• Stated goal:
The records below are to be copied word for word, with every picture left out.

• Records shown:

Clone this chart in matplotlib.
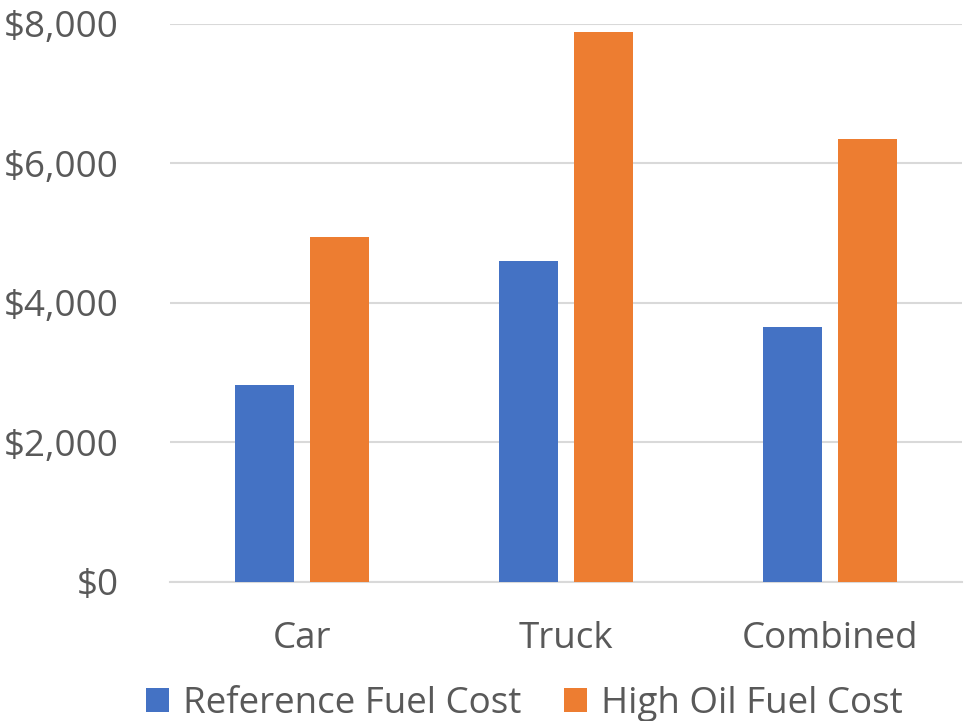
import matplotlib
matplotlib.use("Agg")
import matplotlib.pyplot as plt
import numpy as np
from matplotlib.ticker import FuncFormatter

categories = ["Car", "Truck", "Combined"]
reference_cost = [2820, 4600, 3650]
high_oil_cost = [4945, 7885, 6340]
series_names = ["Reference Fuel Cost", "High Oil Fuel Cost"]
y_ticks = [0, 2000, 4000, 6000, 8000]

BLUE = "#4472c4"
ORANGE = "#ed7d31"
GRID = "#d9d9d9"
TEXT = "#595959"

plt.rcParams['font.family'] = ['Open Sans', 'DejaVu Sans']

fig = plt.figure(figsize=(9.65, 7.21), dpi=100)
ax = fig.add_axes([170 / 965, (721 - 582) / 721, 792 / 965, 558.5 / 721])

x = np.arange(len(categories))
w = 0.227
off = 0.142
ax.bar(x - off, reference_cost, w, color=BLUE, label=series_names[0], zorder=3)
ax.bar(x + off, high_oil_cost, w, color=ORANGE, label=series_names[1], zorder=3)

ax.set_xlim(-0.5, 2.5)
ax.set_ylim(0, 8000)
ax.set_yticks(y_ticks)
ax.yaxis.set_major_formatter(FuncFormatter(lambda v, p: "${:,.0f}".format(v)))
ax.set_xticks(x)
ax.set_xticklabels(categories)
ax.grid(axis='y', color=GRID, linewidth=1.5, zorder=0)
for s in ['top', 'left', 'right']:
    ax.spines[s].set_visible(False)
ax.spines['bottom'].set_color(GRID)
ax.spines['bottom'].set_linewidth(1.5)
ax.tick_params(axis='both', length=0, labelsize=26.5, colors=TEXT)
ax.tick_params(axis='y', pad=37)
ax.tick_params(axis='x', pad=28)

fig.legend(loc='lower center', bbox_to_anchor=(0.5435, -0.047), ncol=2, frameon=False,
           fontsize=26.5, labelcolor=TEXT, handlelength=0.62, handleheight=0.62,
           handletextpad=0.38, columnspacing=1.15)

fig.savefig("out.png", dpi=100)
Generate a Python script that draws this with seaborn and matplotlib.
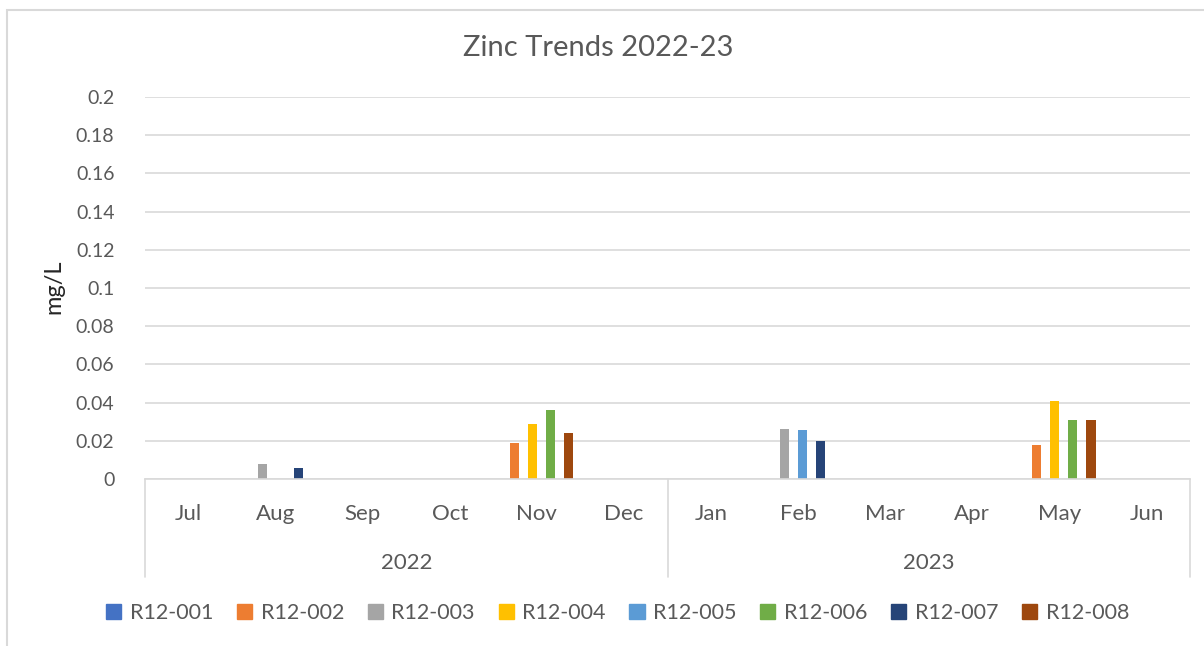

• Task solution:
Clone this chart in matplotlib.
import matplotlib
matplotlib.use("Agg")
import matplotlib.pyplot as plt
import numpy as np
from matplotlib.ticker import FuncFormatter

categories = ["Car", "Truck", "Combined"]
reference_cost = [2820, 4600, 3650]
high_oil_cost = [4945, 7885, 6340]
series_names = ["Reference Fuel Cost", "High Oil Fuel Cost"]
y_ticks = [0, 2000, 4000, 6000, 8000]

BLUE = "#4472c4"
ORANGE = "#ed7d31"
GRID = "#d9d9d9"
TEXT = "#595959"

plt.rcParams['font.family'] = ['Open Sans', 'DejaVu Sans']

fig = plt.figure(figsize=(9.65, 7.21), dpi=100)
ax = fig.add_axes([170 / 965, (721 - 582) / 721, 792 / 965, 558.5 / 721])

x = np.arange(len(categories))
w = 0.227
off = 0.142
ax.bar(x - off, reference_cost, w, color=BLUE, label=series_names[0], zorder=3)
ax.bar(x + off, high_oil_cost, w, color=ORANGE, label=series_names[1], zorder=3)

ax.set_xlim(-0.5, 2.5)
ax.set_ylim(0, 8000)
ax.set_yticks(y_ticks)
ax.yaxis.set_major_formatter(FuncFormatter(lambda v, p: "${:,.0f}".format(v)))
ax.set_xticks(x)
ax.set_xticklabels(categories)
ax.grid(axis='y', color=GRID, linewidth=1.5, zorder=0)
for s in ['top', 'left', 'right']:
    ax.spines[s].set_visible(False)
ax.spines['bottom'].set_color(GRID)
ax.spines['bottom'].set_linewidth(1.5)
ax.tick_params(axis='both', length=0, labelsize=26.5, colors=TEXT)
ax.tick_params(axis='y', pad=37)
ax.tick_params(axis='x', pad=28)

fig.legend(loc='lower center', bbox_to_anchor=(0.5435, -0.047), ncol=2, frameon=False,
           fontsize=26.5, labelcolor=TEXT, handlelength=0.62, handleheight=0.62,
           handletextpad=0.38, columnspacing=1.15)

fig.savefig("out.png", dpi=100)
Generate a Python script that draws this with seaborn and matplotlib.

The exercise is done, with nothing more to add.